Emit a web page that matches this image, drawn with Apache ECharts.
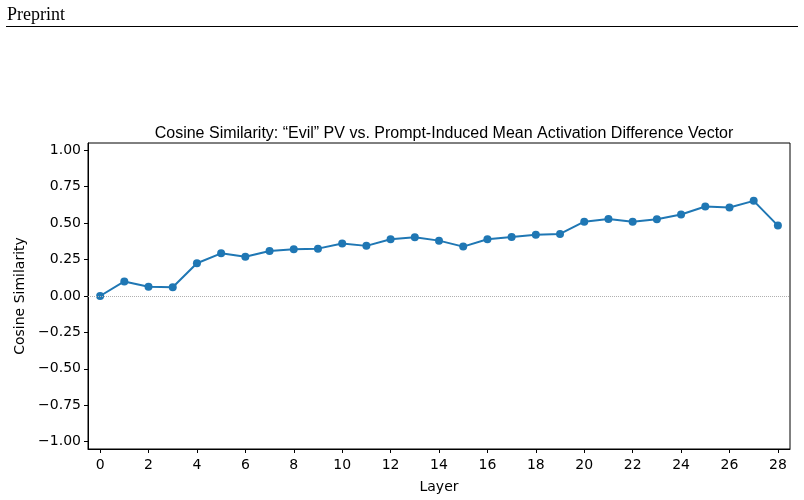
<!DOCTYPE html>
<html>
<head>
<meta charset="utf-8">
<script src="https://cdn.jsdelivr.net/npm/echarts@6/dist/echarts.min.js"></script>
<style>html,body{margin:0;padding:0;background:#fff;}#c{width:804px;height:500px;}</style>
</head>
<body>
<div id="c"></div>
<script>
const layers = ['0','1','2','3','4','5','6','7','8','9','10','11','12','13','14','15','16','17','18','19','20','21','22','23','24','25','26','27','28'];
const cosineSimilarity = [0.00, 0.10, 0.064, 0.06, 0.225, 0.293, 0.27, 0.309, 0.321, 0.325, 0.36, 0.344, 0.39, 0.403, 0.38, 0.339, 0.39, 0.405, 0.42, 0.426, 0.51, 0.529, 0.51, 0.527, 0.559, 0.614, 0.607, 0.653, 0.483];
const yTicks = [-1, -0.75, -0.5, -0.25, 0, 0.25, 0.5, 0.75, 1];

const chart = echarts.init(document.getElementById('c'), null, {renderer: 'canvas'});
const font = 'DejaVu Sans';
chart.setOption({
  animation: false,
  backgroundColor: '#fff',
  title: {
    text: 'Cosine Similarity: \u201cEvil\u201d PV vs. Prompt-Induced Mean Activation Difference Vector',
    left: 439, top: 121, textAlign: 'center',
    textStyle: {fontFamily: 'Liberation Sans', fontSize: 16, fontWeight: 'normal', color: '#000'}
  },
  graphic: [
    {type: 'text', left: 7, top: 6, style: {text: 'Preprint', font: '18px "Liberation Serif"', fill: '#000'}},
    {type: 'line', shape: {x1: 6, y1: 26.5, x2: 798, y2: 26.5}, style: {stroke: '#000', lineWidth: 1}}
  ],
  grid: {left: 88, right: 14, top: 143, bottom: 51, show: true, borderColor: '#000', borderWidth: 1, backgroundColor: 'transparent'},
  xAxis: {
    type: 'category', data: layers, boundaryGap: true,
    name: 'Layer', nameLocation: 'middle', nameGap: 31,
    nameTextStyle: {fontFamily: font, fontSize: 14, color: '#000'},
    axisLine: {show: true, onZero: false, lineStyle: {color: '#000', width: 1}},
    axisTick: {show: true, alignWithLabel: true, interval: 1, length: 4, lineStyle: {color: '#000'}},
    axisLabel: {interval: 1, fontFamily: font, fontSize: 14, color: '#000', margin: 9},
    splitLine: {show: false}
  },
  yAxis: {
    type: 'value', min: -1.05, max: 1.05,
    name: 'Cosine Similarity', nameLocation: 'middle', nameGap: 57,
    nameTextStyle: {fontFamily: font, fontSize: 14, color: '#000'},
    axisLine: {show: true, lineStyle: {color: '#000', width: 1}},
    axisTick: {show: true, length: 4, customValues: yTicks, lineStyle: {color: '#000'}},
    axisLabel: {
      customValues: yTicks, fontFamily: font, fontSize: 14, color: '#000', margin: 7,
      formatter: v => (v < 0 ? '\u2212' : '') + Math.abs(v).toFixed(2)
    },
    splitLine: {show: false}
  },
  series: [{
    type: 'line', data: cosineSimilarity,
    symbol: 'circle', symbolSize: 8,
    lineStyle: {color: '#1f77b4', width: 2},
    itemStyle: {color: '#1f77b4'},
    markLine: {
      silent: true, symbol: 'none', label: {show: false},
      lineStyle: {color: '#b0b0b0', type: 'dotted', width: 1},
      data: [{yAxis: 0}]
    }
  }]
});
</script>
</body>
</html>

——————

◆ EXERCISE INSTRUCTIONS: Pictures are excluded; extract exactly the lines from the start of the data through the line that holds "0.5, 0.75, 1];", both ends included.

◆ COMPLETED TASK:
Emit a web page that matches this image, drawn with Apache ECharts.
<!DOCTYPE html>
<html>
<head>
<meta charset="utf-8">
<script src="https://cdn.jsdelivr.net/npm/echarts@6/dist/echarts.min.js"></script>
<style>html,body{margin:0;padding:0;background:#fff;}#c{width:804px;height:500px;}</style>
</head>
<body>
<div id="c"></div>
<script>
const layers = ['0','1','2','3','4','5','6','7','8','9','10','11','12','13','14','15','16','17','18','19','20','21','22','23','24','25','26','27','28'];
const cosineSimilarity = [0.00, 0.10, 0.064, 0.06, 0.225, 0.293, 0.27, 0.309, 0.321, 0.325, 0.36, 0.344, 0.39, 0.403, 0.38, 0.339, 0.39, 0.405, 0.42, 0.426, 0.51, 0.529, 0.51, 0.527, 0.559, 0.614, 0.607, 0.653, 0.483];
const yTicks = [-1, -0.75, -0.5, -0.25, 0, 0.25, 0.5, 0.75, 1];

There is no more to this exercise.